Given information -
☆ ☆ ☆ ☆

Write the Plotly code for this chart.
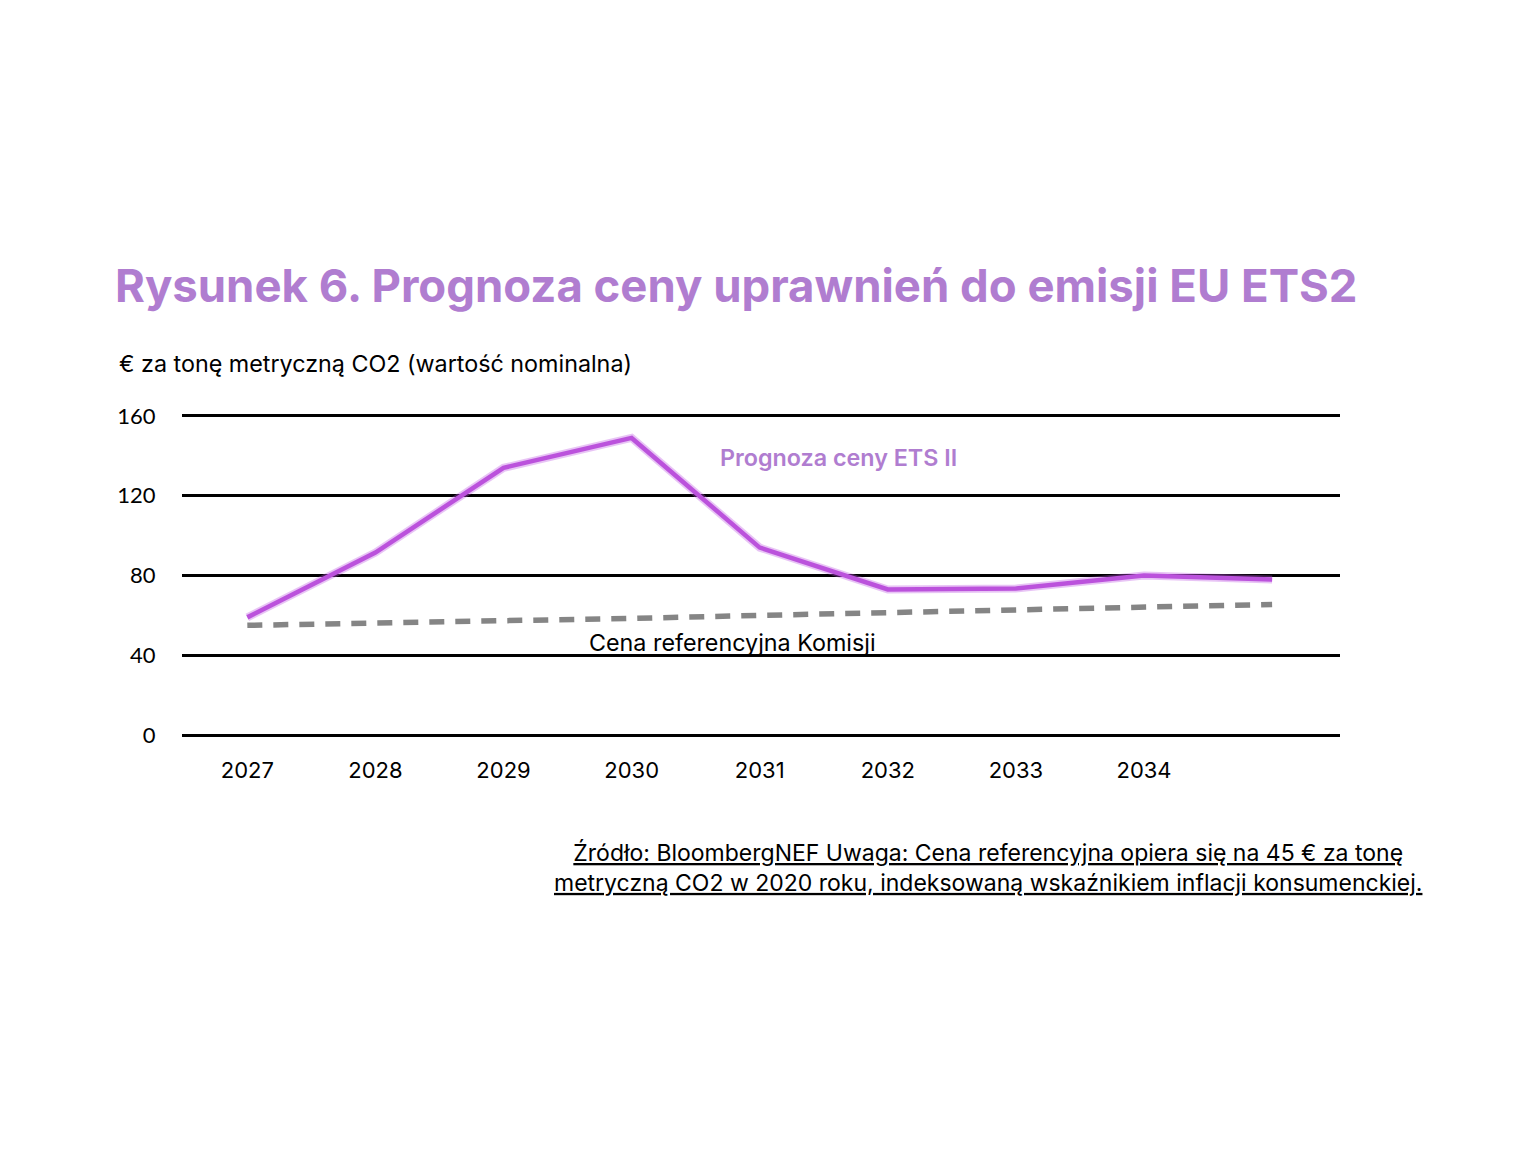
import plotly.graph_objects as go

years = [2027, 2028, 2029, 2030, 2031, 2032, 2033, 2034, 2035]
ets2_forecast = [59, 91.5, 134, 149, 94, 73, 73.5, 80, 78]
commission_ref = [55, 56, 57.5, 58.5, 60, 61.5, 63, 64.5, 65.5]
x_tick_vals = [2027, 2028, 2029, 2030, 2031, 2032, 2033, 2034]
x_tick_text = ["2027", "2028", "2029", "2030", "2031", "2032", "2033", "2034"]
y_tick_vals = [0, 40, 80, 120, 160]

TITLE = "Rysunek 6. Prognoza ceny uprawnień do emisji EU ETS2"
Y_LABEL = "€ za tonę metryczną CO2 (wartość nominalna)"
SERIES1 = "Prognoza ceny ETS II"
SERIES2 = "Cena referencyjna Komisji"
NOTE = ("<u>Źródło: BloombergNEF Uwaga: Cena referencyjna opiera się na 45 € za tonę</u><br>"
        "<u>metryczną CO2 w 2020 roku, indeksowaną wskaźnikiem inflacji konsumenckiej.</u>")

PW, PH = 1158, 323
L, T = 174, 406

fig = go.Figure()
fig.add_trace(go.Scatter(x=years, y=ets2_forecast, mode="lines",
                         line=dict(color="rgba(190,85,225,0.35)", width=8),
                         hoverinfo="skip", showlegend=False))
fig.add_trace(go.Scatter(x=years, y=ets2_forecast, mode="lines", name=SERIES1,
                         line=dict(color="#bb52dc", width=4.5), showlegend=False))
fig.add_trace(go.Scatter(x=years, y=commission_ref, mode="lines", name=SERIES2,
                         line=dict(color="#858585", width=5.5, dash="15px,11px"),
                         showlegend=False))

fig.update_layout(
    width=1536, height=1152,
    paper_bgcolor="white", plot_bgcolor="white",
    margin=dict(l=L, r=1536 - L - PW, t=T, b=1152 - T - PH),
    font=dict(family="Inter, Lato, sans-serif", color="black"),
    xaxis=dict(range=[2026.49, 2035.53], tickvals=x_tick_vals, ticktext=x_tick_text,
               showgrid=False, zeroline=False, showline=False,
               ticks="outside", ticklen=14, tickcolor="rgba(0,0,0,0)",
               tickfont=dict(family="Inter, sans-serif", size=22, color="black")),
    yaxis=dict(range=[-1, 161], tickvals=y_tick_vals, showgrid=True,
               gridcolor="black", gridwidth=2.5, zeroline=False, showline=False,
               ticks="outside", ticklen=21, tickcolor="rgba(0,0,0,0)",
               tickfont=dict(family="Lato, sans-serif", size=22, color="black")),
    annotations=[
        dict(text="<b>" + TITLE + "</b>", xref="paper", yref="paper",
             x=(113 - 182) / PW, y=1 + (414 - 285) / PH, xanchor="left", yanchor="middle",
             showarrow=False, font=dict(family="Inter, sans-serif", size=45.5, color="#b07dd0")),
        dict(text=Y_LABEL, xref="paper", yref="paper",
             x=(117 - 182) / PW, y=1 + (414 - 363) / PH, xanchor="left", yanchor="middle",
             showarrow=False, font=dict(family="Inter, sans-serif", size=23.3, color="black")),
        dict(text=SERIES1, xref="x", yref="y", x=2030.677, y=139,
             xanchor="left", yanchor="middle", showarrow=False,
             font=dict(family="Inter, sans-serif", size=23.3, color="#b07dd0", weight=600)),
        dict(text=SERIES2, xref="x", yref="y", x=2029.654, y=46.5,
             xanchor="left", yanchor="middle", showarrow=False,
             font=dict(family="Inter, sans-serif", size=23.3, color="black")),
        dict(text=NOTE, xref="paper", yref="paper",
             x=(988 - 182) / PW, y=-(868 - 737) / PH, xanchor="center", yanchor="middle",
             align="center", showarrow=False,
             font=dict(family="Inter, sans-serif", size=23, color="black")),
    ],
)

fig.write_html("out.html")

☆ ☆ ☆ ☆

Directions - Return, unchanged, the lines from the first line of the material through the line that holds "L, T = 174, 406", inclusive, omitting pictures.

Output of the task -
Write the Plotly code for this chart.
import plotly.graph_objects as go

years = [2027, 2028, 2029, 2030, 2031, 2032, 2033, 2034, 2035]
ets2_forecast = [59, 91.5, 134, 149, 94, 73, 73.5, 80, 78]
commission_ref = [55, 56, 57.5, 58.5, 60, 61.5, 63, 64.5, 65.5]
x_tick_vals = [2027, 2028, 2029, 2030, 2031, 2032, 2033, 2034]
x_tick_text = ["2027", "2028", "2029", "2030", "2031", "2032", "2033", "2034"]
y_tick_vals = [0, 40, 80, 120, 160]

TITLE = "Rysunek 6. Prognoza ceny uprawnień do emisji EU ETS2"
Y_LABEL = "€ za tonę metryczną CO2 (wartość nominalna)"
SERIES1 = "Prognoza ceny ETS II"
SERIES2 = "Cena referencyjna Komisji"
NOTE = ("<u>Źródło: BloombergNEF Uwaga: Cena referencyjna opiera się na 45 € za tonę</u><br>"
        "<u>metryczną CO2 w 2020 roku, indeksowaną wskaźnikiem inflacji konsumenckiej.</u>")

PW, PH = 1158, 323
L, T = 174, 406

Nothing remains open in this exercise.